Thanks for the data points and thanks for the proposal @zym1010. Given this seems to be working fine for a large number of users, I'm more then happy to enable it.

jakirkham commented 8 years ago

Appears the whole stack linking to OpenBLAS directly needs to be rebuilt. Unfortunately I missed this before merging. Sorry about that. Perhaps future BLAS changes should be enhancement proposals.

Trying to help move the stack forward to avoid brokenness. Though I can really use others help. Here is what I have done so far. If you depend on NumPy, you should be fine to proceed. If you depend on SciPy, please wait for the deployment of its rebuild you should be fine. Really this is basically done at this point.

cc @conda-forge/core @conda-forge/numpy @conda-forge/scipy @conda-forge/scikit-learn @conda-forge/suitesparse @conda-forge/bob-math @conda-forge/hmat-oss @conda-forge/openturns @conda-forge/coincbc @conda-forge/caffe @conda-forge/cvxopt @conda-forge/simbody

jakirkham commented 8 years ago

Should add that if any builds are getting running into timeouts or getting segmentation faults. It may be that it is assuming to many threads on the CI. As we know 1 thread has worked in the past for these feedstocks (how they were built originally), please trying setting OPENBLAS_NUM_THREADS to 1 before building or testing so as to avoid using too many threads.

jakirkham commented 8 years ago

A question came up in another thread about whether this breaks NumPy extensions that don't use a BLAS.

I don't think so. It seems only things linking to the BLAS need to be rebuilt. This ends up being a much shorter list. That being said, I'm not thrilled with this breakage either. As a test, I have tried a couple numpy extensions (rank_filter, pyfftw) and they seem fine without a rebuild. Would be happy to test (or help others test) more things.

cc @moorepants @ocefpaf

183amir commented 8 years ago

Since old packages that were built with older openblas do not work with this new openblas build, we need to hotfix all the old ones to make sure they don't get installed with this new openblas.

jakirkham commented 8 years ago

So as we have not decided as a community to go through with hotfixing ATM. See discussion in this PR ( https://github.com/conda-forge/conda-forge.github.io/pull/170 ), I'm not really sure we can do that until we agree on hotfixing as a strategy. The old packages shouldn't be installed by default as the newer build number of OpenBLAS and the rebuilt packages is preferred. Thus by default the user gets a working environment once all PRs are merged.

However, I'm aware that you do like to use your old packages, @183amir. Pinning the build number would make this possible and this would be doable if hotfixing were permissible. Though it is not.
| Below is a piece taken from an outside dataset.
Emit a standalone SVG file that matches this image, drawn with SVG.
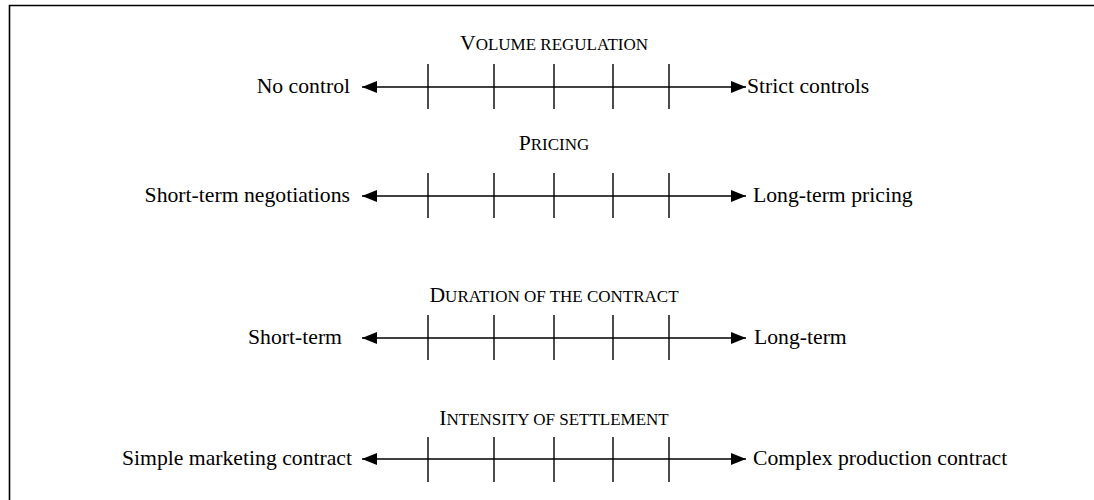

I can see two other options.

  1. Delete the packages built with the old OpenBLAS and the old OpenBLAS.
  2. Relabel the old packages.

1 seems totally opposite to what you are trying to accomplish even though it "fixes" the problem. 2 could provide a legitimate fix that would work for you without trying to use hotfixing. If 2 is permissible, we should discuss how that relabeling is happening and to what.
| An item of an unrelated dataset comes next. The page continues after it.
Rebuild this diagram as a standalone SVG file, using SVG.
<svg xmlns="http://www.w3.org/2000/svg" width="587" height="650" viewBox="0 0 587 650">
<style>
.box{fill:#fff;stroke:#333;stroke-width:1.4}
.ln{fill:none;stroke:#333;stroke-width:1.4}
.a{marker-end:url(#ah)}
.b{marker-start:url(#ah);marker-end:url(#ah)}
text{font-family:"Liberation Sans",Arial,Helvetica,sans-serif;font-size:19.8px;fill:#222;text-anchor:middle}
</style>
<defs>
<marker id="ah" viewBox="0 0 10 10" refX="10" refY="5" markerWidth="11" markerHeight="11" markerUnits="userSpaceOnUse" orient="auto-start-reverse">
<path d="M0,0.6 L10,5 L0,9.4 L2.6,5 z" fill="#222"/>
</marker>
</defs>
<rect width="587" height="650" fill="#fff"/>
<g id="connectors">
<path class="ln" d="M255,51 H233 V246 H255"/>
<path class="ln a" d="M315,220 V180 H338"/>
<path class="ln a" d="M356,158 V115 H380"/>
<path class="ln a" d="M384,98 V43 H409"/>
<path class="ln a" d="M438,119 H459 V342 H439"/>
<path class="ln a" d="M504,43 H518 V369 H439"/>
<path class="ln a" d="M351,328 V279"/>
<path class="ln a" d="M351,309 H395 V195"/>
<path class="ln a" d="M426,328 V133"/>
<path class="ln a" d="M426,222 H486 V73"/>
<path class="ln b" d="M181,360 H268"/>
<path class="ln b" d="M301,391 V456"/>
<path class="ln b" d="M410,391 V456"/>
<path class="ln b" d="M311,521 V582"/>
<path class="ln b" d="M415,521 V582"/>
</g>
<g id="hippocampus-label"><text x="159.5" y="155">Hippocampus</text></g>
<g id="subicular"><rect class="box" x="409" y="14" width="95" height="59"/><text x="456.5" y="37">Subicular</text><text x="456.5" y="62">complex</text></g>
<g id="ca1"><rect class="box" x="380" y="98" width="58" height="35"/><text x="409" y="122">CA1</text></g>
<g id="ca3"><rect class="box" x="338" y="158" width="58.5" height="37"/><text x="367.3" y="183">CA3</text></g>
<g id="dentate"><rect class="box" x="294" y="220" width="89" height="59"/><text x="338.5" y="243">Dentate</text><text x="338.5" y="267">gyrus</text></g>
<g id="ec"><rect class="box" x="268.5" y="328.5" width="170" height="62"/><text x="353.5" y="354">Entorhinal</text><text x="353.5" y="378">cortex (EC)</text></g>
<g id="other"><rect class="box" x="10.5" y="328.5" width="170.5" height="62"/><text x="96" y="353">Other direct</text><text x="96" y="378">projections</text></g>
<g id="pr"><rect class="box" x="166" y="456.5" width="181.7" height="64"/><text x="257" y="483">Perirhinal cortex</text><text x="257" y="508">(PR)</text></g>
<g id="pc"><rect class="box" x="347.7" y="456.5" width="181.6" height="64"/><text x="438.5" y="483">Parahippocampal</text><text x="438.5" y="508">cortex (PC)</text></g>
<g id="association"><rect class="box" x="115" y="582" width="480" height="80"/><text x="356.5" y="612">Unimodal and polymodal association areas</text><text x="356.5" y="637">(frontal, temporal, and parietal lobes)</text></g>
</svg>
This is a bit off topic, but I could see value in stamping packages with labels based on date or some similar granularity. This way people wanting old packages could pull everything in from that date without changing the packages themselves. Maybe worth a bullet point in PR ( https://github.com/conda-forge/conda-forge.github.io/pull/170 )'s overview of strategies.

jakirkham commented 8 years ago

It seems the Travis CI OS X workers are saturated. Not seeing anything building on our end (though it is not 100% obvious from the web interface for me so feel free to correct me). Maybe there is an issue they need to fix. This is probably going to hold up resolution of this issue.
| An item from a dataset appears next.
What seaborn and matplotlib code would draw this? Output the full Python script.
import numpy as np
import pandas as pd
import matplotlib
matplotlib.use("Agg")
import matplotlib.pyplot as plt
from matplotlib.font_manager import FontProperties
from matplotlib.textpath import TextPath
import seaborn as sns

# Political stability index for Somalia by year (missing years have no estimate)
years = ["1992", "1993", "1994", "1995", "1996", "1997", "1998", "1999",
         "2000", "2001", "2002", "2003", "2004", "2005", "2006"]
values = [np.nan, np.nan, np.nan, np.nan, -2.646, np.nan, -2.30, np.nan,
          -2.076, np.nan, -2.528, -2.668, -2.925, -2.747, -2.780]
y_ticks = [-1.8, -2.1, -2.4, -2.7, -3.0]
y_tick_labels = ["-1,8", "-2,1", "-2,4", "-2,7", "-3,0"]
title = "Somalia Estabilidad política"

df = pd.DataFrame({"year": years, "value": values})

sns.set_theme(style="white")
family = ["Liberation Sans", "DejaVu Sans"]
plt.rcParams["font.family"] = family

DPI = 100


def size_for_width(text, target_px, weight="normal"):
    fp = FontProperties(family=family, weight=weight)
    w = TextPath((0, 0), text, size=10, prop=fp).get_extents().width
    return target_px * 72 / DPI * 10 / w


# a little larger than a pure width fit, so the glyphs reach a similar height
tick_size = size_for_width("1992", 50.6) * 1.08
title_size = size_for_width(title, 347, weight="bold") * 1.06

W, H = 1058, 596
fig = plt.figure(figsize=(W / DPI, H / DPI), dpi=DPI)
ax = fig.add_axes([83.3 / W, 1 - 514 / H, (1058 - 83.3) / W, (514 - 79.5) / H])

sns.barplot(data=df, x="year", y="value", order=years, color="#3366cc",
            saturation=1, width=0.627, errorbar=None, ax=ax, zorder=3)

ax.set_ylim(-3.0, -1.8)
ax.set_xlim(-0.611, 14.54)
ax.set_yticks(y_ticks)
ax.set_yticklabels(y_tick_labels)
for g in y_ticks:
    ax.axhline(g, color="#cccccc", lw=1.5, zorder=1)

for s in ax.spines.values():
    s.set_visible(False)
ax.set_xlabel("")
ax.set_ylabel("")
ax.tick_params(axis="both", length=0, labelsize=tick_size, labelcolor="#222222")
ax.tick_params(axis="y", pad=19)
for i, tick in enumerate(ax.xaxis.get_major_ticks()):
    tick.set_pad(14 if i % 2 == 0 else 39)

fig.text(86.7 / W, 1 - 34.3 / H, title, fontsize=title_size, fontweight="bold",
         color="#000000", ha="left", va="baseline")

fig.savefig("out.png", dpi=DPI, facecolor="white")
jakirkham commented 8 years ago

🎉 SciPy has been rebuilt! 🎉

ocefpaf commented 8 years ago

A question came up in another thread about whether this breaks NumPy extensions that don't use a BLAS.

I don't think so.

You cannot know that. Some extensions may depend on numpy and openblas but have only numpy specified as dependency while it try to auto-discover the "blas" that numpy brought with it if any. (And note that is is fair as packaging BTW!)

Luckily it seems that scikit-learn had openblas specified and you found it. We will only know if there are others if people report breakages.

jakirkham commented 8 years ago

Some extensions may depend on numpy and openblas but have only numpy specified as dependency while it try to auto-discover the "blas" that numpy brought with it if any.

It is possible there are packages linking to the BLAS and not specifying it. However, this is no longer a BLAS specific problem. This is a general packaging problem on our end that needs addressing. Namely packages should list the dependencies they link to. Not doing so seems to have caused the issues we experienced with Qt. Though I agree that we should remain vigilant for similar issues.

Luckily it seems that scikit-learn had openblas specified and you found it. We will only know if there are others if people report breakages.

There was no luck involved. I investigated this when packaging scikit-learn and made sure that it was packaged appropriately.

jakirkham commented 8 years ago

So basically we are down to openturns (of things we know of). The PR for it works. Simply a matter of merging it and getting it built at this point. Everything else has been rebuilt.

As mentioned by @ocefpaf, there could be packages that we did not find depending on OpenBLAS that do. Keep your eyes open for loading issues with OpenBLAS. It may indicate such a package is involved. Please let us know so we can help you fix it.

Thanks everyone for your help.

jakirkham commented 8 years ago

openturns was rebuilt earlier today. Considering this resolved.